In the early days of DRL, most dashboards had indirect incandescent illumination, which only came on when you manually switched on the headlights. When it got dark, you knew to turn on your headlights because you couldn’t read the dash. My trusty (rusty…) 2003 VW Jetta TDI Diesel wagon is a perfect example.

But with the advent of the now-universal digital dashboards, this built-in warning went away. I know all of you have seen people driving along the road at night, blissfully unaware that they are invisible from behind. I wonder how many collisions have been directly caused by this “safety” device? These drivers can see their dash. They can see ahead of them. All’s good.


How can you warn such drivers that their lights aren’t on? You can’t flick your own lights off and on in their rearview mirror because the difference between your reduced-intensity high beam DRL and your regular headlights isn’t big enough for them to notice.

Or they just think you’re being a jerk.

I have pulled in front of such people and turned my lights off and on, or tapped my brake pedal, to try and warn them. They don’t get the message.

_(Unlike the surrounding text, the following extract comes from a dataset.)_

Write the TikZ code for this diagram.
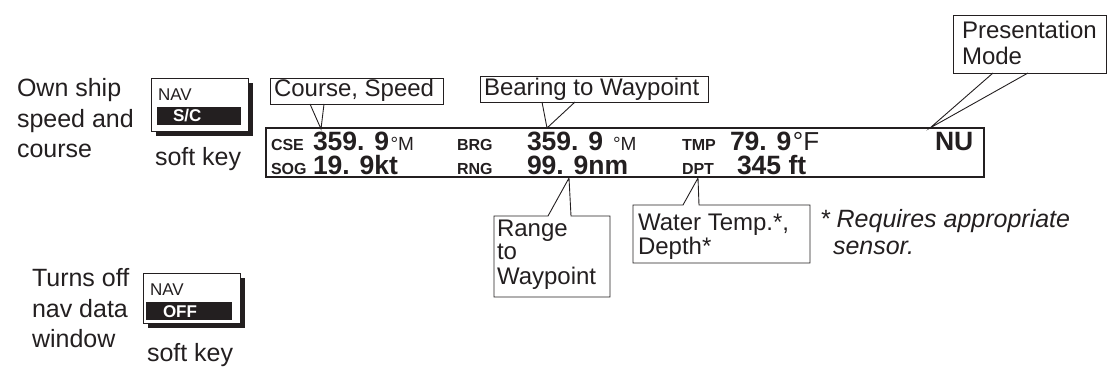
\documentclass[tikz,border=0pt]{standalone}
\usepackage{fontspec}
\setmainfont{Liberation Sans}
\usetikzlibrary{calc}
\definecolor{ink}{HTML}{231F20}
\begin{document}
\begin{tikzpicture}[x=1pt,y=-1pt,
  every node/.style={inner sep=0pt, outer sep=0pt, text=ink},
  big/.style={font=\fontsize{25}{30}\selectfont, anchor=base west},
  lbl/.style={font=\fontsize{24}{24}\selectfont, anchor=base west},
  note/.style={font=\itshape\fontsize{25}{25}\selectfont, anchor=base west},
  tag/.style={font=\bfseries\fontsize{16}{16}\selectfont, anchor=base west, text height=11.5pt, text depth=0pt},
  val/.style={font=\bfseries\fontsize{26.5}{26.5}\selectfont, anchor=base west, text height=19pt, text depth=0pt},
  unit/.style={font=\fontsize{19}{19}\selectfont, anchor=base west, text height=14pt, text depth=0pt},
  key/.style={font=\fontsize{17}{17}\selectfont, anchor=base west},
  keyb/.style={font=\bfseries\fontsize{17}{17}\selectfont, anchor=base west, text=white},
  frame/.style={draw=ink, line width=1.6pt},
  thin/.style={draw=ink, line width=0.9pt},
]
\useasboundingbox (0,0) rectangle (1111,371);

% ---------- soft key 1 ----------
\fill[ink] (156,83) rectangle (253,136);
\node[thin, fill=white, minimum width=97, minimum height=53, anchor=north west] (sk1) at (151,78) {};
\node[key] (sk1nav) at (158,101) {NAV};
\fill[ink] (157,107) rectangle (241,125);
\node[keyb] (sk1sc) at (173,122) {S/C};
\node[big] (l1) at (17,97) {Own ship};
\node[big] (l2) at (17,128) {speed and};
\node[big] (l3) at (17,158) {course};
\node[big] (sk1lab) at (155,166) {soft key};

% ---------- soft key 2 ----------
\fill[ink] (148,278) rectangle (245,328);
\node[thin, fill=white, minimum width=97, minimum height=50, anchor=north west] (sk2) at (143,273) {};
\node[key] (sk2nav) at (150,296) {NAV};
\fill[ink] (146,302) rectangle (232,320);
\node[keyb] (sk2off) at (163,317) {OFF};
\node[big] (m1) at (32,287) {Turns off};
\node[big] (m2) at (32,318) {nav data};
\node[big] (m3) at (32,347) {window};
\node[big] (sk2lab) at (147,361) {soft key};

% ---------- display ----------
\node[frame, minimum width=718, minimum height=49, anchor=north west] (disp) at (266,128) {};
\node[tag] (cse) at (271,151) {CSE};
\node[val] (csev) at (313,151) {359. 9};
\node[unit] at ($(csev.base east)+(1.5,0)$) {°M};
\node[tag] (brg) at (457,151) {BRG};
\node[val] (brgv) at (527,151) {359. 9};
\node[unit] at ($(brgv.base east)+(10,0)$) {°M};
\node[tag] (tmp) at (682,151) {TMP};
\node[val] (tmpv) at (730,151) {79. 9};
\node[font=\fontsize{26}{26}\selectfont, anchor=base west, text height=19pt, text depth=0pt] at ($(tmpv.base east)+(1.5,0)$) {°F};
\node[val] (nu) at (935,151) {NU};
\node[tag] (sog) at (271,174.5) {SOG};
\node[val] (sogv) at (313,174.5) {19. 9kt};
\node[tag] (rng) at (457,174.5) {RNG};
\node[val] (rngv) at (527,174.5) {99. 9nm};
\node[tag] (dpt) at (682,174.5) {DPT};
\node[val] (dptv) at (737,174.5) {345 ft};

% ---------- callouts above ----------
\node[thin, minimum width=173, minimum height=26, anchor=north west] (cs) at (270,78) {};
\node[lbl] at (274,97) {Course, Speed};
\coordinate (csA) at (321,129);
\draw[thin] ($(cs.south west)+(40,0)$) -- (csA) -- ($(cs.south west)+(54,0)$);

\node[thin, minimum width=228, minimum height=26, anchor=north west] (bw) at (480,76) {};
\node[lbl] at (484,96) {Bearing to Waypoint};
\coordinate (bwA) at (547,128);
\draw[thin] ($(bw.south west)+(62,0)$) -- (bwA) -- ($(bw.south west)+(95,0)$);

\node[thin, minimum width=153, minimum height=58, anchor=north west] (pm) at (953,15) {};
\node[lbl] at (962,39) {Presentation};
\node[lbl] at (962,65) {Mode};
\coordinate (pmA) at (930,128);
\draw[thin] ($(pm.south west)+(40,0)$) -- (pmA) -- ($(pm.south west)+(75,0)$);

% ---------- callouts below ----------
\coordinate (rwA) at (569,178);
\draw[thin] (548,216) -- (494,216) -- (494,297) -- (610,297) -- (610,216) -- (571,216) -- (rwA) -- cycle;
\node[lbl] (rw1) at (497,237) {Range};
\node[lbl] (rw2) at (497,260) {to};
\node[lbl] (rw3) at (497,285) {Waypoint};

\coordinate (wtA) at (698,178);
\draw[thin] (683,205) -- (633,205) -- (633,263) -- (810,263) -- (810,205) -- (699,205) -- (wtA) -- cycle;
\node[lbl] (wt1) at (638,231) {Water Temp.*,};
\node[lbl] (wt2) at (638,255) {Depth*};

\node[note] (rq1) at (820,228) {* Requires appropriate};
\node[note] (rq2) at (833,255) {sensor.};
\end{tikzpicture}
\end{document}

Headlights on, taillights off. This is all too common. (photo courtesy- ALN)

Many years ago, I even had one guy think maybe I was cop or something when I did this, and he pulled off onto the shoulder. I stopped behind him, reached into his car, and turned his lights on. He didn’t have a clue. I wouldn’t dare risk that today; he might have a Glock G17 under his seat.

So, why is there even a headlight switch in a vehicle? Ignition on, all lights on; ignition off, all lights off. Dead easy.

It’s what motorcycles have done for years, and how often do we get safety ideas from motorcycles?

Nope. It’s simple. No more headlight switches; everybody’s safer.

Do you know how much a headlight switch costs?

Neither do I. Maybe $10? Maybe $50? Depends on the vehicle, I guess. For the sake of argument, let’s go in low and say $5.

With some 80 million cars built every year world-wide, I just saved the car industry at least $400,000,000.

You’re welcome. I think a 5% commission would be appropriate.